The timing of the disaster could not be worse. Afghanistan is approaching winter, when freezing temperatures will make life unbearable for families without adequate shelter. “It is a race against time to be able to provide people with adequate shelter before the winter,” Caridi warned. If more support is not mobilized, thousands of displaced Afghans will face cold, hunger, and illness in the coming months.
The crisis is intensified by Afghanistan’s broader challenges. Since January 2025, more than 1.9 million Afghans have returned from Iran and an additional 260,000 from Pakistan. Many of these returnees are already in dire need of assistance, joining the millions displaced by conflict, drought, and economic collapse inside the country.
For aid groups, the earthquake has become a stark reminder of Afghanistan’s precarious position.
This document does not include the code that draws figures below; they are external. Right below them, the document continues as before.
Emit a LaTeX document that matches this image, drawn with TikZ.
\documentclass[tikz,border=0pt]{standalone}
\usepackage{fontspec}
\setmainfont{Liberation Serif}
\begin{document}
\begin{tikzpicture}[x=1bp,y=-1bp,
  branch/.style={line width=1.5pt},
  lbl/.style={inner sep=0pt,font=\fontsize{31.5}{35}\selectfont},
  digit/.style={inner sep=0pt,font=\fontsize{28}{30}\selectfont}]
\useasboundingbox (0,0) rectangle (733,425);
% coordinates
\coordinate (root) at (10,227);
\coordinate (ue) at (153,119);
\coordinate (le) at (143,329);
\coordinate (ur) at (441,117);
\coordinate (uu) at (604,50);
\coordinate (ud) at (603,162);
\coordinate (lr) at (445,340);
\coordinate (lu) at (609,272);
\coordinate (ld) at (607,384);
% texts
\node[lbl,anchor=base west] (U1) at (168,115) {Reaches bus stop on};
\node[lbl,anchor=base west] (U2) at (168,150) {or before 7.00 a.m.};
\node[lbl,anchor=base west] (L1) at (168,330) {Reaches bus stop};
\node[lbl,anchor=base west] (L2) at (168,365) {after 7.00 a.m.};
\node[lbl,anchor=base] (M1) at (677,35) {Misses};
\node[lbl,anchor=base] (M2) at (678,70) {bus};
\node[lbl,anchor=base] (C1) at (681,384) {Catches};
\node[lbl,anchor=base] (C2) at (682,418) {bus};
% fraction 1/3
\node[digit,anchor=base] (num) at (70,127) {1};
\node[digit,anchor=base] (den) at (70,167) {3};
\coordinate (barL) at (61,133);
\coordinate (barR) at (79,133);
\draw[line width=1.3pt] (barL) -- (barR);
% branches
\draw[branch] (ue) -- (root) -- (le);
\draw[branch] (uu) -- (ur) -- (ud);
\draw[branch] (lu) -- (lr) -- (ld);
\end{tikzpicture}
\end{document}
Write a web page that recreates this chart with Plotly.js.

Caridi’s appeal went beyond immediate relief, urging the international community to recommit to Afghanistan for the long term. “The earthquake should serve as a stark reminder: Afghanistan cannot be left to face one crisis after another alone,” he said. “Donors must step up and remain engaged for the long haul — not only to fund life-saving relief, but also to ensure Afghans have a chance at a future beyond perpetual emergency.”
As survivors dig through rubble and aid workers scramble to deliver relief, the message from the ground is clear: without sustained international support, Afghanistan risks plunging even deeper into a cycle of devastation from which recovery becomes increasingly difficult.